*The request*.
Leave out every picture, and retype exactly the lines from the line with "Write a Python" through the line with "import plotly.graph_objects as go", both ends included.

*Records provided*.
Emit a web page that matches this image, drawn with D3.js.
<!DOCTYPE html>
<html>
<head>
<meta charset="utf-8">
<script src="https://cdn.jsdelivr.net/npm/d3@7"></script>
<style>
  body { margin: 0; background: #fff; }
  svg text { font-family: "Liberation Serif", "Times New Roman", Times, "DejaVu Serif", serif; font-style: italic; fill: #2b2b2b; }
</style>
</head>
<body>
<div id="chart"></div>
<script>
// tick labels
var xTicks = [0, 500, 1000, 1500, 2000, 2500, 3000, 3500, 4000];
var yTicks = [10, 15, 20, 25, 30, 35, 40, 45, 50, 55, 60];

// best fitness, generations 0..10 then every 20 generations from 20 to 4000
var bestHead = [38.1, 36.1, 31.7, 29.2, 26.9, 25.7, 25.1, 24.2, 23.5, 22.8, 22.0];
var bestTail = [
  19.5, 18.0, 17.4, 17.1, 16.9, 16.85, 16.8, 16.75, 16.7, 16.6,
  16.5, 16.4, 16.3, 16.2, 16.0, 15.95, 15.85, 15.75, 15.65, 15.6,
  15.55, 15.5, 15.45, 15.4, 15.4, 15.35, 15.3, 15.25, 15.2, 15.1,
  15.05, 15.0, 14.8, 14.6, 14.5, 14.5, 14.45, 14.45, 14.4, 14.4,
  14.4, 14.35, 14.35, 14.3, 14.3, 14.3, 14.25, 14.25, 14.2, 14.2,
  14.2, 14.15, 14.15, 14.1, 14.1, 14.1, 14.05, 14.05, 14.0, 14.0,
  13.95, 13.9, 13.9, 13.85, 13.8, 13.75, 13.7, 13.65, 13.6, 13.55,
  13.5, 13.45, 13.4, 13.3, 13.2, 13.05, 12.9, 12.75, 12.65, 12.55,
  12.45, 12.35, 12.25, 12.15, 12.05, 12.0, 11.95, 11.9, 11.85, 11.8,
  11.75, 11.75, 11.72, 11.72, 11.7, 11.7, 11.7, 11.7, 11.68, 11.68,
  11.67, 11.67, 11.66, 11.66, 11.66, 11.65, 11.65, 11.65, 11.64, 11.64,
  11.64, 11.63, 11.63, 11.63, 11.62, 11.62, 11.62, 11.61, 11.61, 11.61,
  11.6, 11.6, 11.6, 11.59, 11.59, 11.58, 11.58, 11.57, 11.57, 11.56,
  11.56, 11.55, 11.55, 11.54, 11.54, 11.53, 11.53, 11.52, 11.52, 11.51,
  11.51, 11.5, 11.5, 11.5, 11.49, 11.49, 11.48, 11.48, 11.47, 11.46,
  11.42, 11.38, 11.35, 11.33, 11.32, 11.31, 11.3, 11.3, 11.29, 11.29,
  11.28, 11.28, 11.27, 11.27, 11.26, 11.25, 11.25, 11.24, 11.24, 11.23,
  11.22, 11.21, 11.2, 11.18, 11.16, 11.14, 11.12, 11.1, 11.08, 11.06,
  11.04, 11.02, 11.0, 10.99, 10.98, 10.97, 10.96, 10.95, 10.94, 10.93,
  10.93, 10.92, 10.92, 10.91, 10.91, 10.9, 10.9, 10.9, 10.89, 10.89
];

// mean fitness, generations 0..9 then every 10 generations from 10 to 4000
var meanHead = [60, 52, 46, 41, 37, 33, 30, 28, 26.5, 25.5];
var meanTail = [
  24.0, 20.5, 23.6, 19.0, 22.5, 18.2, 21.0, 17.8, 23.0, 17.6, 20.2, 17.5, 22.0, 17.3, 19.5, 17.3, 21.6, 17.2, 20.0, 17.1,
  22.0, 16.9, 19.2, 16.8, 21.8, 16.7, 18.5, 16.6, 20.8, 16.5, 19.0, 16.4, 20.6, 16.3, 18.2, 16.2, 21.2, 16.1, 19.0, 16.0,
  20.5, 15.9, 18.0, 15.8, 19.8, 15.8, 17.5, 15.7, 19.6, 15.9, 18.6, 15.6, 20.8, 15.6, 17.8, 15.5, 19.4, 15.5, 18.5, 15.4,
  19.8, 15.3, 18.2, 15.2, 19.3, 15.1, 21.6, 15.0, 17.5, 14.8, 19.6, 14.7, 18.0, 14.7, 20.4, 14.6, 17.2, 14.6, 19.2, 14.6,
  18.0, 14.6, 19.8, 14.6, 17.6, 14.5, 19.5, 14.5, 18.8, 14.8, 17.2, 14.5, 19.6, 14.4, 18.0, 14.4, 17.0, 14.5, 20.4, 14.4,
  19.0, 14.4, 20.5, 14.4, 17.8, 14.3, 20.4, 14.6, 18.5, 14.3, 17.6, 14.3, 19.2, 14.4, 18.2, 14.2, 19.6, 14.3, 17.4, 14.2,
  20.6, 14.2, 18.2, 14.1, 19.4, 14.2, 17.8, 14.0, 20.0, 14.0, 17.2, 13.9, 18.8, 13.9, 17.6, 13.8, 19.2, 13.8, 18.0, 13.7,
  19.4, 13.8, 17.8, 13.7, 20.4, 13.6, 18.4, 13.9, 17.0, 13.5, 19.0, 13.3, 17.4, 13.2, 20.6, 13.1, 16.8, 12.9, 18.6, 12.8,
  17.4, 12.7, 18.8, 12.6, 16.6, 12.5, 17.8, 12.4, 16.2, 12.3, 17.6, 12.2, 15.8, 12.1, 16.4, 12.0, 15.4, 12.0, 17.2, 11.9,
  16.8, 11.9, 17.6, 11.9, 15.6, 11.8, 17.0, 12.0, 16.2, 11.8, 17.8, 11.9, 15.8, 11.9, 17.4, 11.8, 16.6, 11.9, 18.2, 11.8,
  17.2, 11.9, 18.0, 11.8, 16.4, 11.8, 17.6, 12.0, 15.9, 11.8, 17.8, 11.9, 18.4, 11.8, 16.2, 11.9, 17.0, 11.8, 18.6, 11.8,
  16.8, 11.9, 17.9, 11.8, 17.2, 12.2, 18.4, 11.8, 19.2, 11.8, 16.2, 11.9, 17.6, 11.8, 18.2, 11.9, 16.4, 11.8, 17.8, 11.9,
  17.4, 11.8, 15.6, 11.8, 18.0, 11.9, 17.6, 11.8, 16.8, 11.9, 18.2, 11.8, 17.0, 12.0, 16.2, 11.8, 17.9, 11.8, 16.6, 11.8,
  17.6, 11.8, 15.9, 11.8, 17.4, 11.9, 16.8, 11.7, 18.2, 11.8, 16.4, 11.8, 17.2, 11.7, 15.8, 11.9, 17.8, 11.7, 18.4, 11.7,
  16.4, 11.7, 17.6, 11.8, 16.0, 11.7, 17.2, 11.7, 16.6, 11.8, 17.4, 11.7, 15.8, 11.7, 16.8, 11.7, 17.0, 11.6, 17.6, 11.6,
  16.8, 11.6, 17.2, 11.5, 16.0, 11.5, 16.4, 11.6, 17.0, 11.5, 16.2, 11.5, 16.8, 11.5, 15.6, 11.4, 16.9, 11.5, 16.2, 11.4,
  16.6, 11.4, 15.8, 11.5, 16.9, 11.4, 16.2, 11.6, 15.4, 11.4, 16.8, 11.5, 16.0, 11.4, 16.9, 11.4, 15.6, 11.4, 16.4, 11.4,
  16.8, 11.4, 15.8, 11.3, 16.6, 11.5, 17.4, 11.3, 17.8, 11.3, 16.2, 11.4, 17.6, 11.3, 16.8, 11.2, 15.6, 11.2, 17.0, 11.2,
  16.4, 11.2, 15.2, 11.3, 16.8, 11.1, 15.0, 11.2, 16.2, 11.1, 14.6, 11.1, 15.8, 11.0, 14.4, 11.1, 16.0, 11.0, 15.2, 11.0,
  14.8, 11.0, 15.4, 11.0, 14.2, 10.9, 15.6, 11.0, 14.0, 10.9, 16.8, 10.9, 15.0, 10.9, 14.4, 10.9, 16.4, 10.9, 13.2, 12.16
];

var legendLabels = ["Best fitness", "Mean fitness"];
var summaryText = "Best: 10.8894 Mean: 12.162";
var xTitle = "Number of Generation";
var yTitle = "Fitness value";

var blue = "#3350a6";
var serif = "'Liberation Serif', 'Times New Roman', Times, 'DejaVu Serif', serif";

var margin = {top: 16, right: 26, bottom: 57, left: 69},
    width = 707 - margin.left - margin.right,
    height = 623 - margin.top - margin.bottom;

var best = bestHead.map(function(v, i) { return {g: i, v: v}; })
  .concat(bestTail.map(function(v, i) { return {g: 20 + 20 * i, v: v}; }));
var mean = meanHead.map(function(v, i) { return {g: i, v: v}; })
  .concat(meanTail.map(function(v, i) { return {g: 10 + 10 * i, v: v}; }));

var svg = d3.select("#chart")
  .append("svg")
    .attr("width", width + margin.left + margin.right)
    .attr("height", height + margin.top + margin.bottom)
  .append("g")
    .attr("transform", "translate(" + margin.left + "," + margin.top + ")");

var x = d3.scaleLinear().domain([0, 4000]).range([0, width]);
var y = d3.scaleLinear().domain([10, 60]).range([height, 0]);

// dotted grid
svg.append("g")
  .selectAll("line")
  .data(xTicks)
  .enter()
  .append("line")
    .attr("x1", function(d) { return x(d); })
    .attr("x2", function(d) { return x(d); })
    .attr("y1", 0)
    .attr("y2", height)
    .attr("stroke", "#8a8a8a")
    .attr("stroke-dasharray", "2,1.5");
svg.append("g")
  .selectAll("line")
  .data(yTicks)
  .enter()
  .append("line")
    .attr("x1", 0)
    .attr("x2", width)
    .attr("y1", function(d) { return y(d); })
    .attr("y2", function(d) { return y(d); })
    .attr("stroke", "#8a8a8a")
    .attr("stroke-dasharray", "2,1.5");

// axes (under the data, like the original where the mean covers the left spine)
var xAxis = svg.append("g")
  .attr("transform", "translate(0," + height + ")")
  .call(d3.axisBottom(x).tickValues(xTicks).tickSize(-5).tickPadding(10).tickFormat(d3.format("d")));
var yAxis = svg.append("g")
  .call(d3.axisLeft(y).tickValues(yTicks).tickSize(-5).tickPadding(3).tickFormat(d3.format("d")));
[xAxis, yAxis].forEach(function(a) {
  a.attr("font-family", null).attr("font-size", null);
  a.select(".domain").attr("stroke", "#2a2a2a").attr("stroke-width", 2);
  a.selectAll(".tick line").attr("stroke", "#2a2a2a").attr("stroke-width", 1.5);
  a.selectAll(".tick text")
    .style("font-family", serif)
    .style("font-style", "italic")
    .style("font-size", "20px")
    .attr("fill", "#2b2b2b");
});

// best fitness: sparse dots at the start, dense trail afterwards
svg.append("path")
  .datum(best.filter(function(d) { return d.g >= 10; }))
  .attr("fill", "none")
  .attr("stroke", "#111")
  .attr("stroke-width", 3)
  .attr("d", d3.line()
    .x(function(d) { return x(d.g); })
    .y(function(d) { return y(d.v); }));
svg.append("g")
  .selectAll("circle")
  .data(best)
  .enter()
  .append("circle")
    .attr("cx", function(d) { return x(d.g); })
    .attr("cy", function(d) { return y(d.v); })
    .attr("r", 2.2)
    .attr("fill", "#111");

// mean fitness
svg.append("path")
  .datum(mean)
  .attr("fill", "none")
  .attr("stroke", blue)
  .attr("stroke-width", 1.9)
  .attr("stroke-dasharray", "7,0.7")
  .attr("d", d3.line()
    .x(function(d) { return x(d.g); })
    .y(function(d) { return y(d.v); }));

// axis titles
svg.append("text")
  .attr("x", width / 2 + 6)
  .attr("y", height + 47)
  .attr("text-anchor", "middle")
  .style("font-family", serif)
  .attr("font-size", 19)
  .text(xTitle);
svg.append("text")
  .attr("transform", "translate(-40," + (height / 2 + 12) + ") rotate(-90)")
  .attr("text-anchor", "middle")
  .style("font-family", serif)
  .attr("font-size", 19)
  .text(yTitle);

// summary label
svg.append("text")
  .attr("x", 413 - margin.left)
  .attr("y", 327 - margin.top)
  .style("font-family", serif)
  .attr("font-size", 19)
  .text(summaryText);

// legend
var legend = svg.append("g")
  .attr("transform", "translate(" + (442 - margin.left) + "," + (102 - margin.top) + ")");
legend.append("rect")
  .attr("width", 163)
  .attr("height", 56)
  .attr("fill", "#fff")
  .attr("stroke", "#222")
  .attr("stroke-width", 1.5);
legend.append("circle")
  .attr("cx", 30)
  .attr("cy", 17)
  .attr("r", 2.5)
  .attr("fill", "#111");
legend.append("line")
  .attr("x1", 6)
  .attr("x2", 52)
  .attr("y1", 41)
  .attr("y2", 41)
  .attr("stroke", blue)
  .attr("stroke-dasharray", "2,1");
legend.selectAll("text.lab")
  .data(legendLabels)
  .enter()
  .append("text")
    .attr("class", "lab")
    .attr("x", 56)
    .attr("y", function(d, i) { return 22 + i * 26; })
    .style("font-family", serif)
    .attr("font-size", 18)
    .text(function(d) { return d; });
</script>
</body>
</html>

...

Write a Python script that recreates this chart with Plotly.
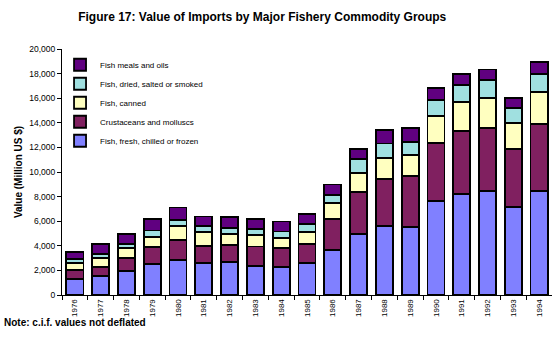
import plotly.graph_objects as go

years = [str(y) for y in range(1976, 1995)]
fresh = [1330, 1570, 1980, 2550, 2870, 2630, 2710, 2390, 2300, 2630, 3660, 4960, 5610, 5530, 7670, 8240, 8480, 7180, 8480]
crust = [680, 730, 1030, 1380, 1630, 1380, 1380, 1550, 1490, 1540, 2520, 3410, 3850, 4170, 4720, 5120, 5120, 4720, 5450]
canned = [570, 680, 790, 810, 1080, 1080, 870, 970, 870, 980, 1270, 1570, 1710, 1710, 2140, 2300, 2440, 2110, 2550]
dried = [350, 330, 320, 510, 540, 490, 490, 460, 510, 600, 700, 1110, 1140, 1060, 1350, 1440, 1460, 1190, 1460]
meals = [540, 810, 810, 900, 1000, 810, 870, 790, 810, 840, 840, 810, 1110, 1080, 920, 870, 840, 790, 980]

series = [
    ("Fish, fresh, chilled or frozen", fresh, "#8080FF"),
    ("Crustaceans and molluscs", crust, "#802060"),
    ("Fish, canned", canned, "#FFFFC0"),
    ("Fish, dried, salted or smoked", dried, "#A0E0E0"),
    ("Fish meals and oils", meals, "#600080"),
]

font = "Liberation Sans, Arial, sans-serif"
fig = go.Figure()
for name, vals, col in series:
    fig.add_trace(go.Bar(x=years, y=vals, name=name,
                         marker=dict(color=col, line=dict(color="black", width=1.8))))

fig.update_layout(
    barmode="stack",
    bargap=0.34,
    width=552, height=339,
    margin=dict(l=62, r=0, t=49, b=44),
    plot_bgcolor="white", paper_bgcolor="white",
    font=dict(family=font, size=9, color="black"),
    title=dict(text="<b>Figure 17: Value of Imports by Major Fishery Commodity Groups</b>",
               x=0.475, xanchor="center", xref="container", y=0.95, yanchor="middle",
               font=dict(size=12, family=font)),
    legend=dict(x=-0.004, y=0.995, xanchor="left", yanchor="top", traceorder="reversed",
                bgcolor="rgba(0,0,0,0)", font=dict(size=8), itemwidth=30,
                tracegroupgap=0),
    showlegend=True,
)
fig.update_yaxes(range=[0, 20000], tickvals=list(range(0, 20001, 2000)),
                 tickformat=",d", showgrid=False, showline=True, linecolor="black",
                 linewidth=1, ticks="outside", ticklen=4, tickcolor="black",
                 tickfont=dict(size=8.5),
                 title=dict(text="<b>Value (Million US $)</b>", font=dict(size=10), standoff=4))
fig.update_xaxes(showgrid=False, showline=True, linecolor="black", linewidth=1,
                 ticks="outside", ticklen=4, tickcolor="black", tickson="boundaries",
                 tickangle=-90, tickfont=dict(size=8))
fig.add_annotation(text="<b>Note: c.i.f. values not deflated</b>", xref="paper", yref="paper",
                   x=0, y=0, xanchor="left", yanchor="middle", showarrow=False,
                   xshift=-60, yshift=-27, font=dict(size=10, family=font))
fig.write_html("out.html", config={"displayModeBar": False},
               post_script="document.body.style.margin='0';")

--

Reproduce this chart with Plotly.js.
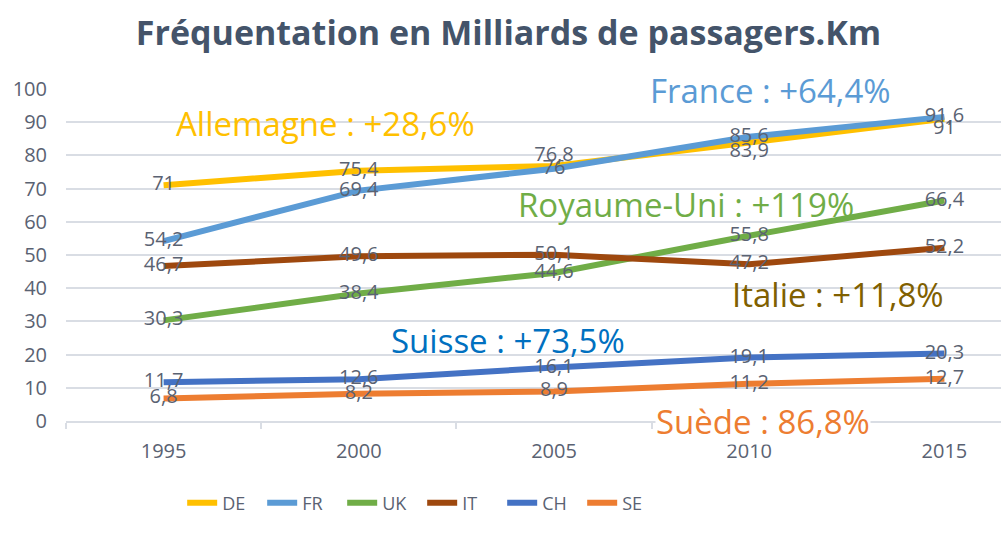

*Answer to this task*.
Write a Python script that recreates this chart with Plotly.
import plotly.graph_objects as go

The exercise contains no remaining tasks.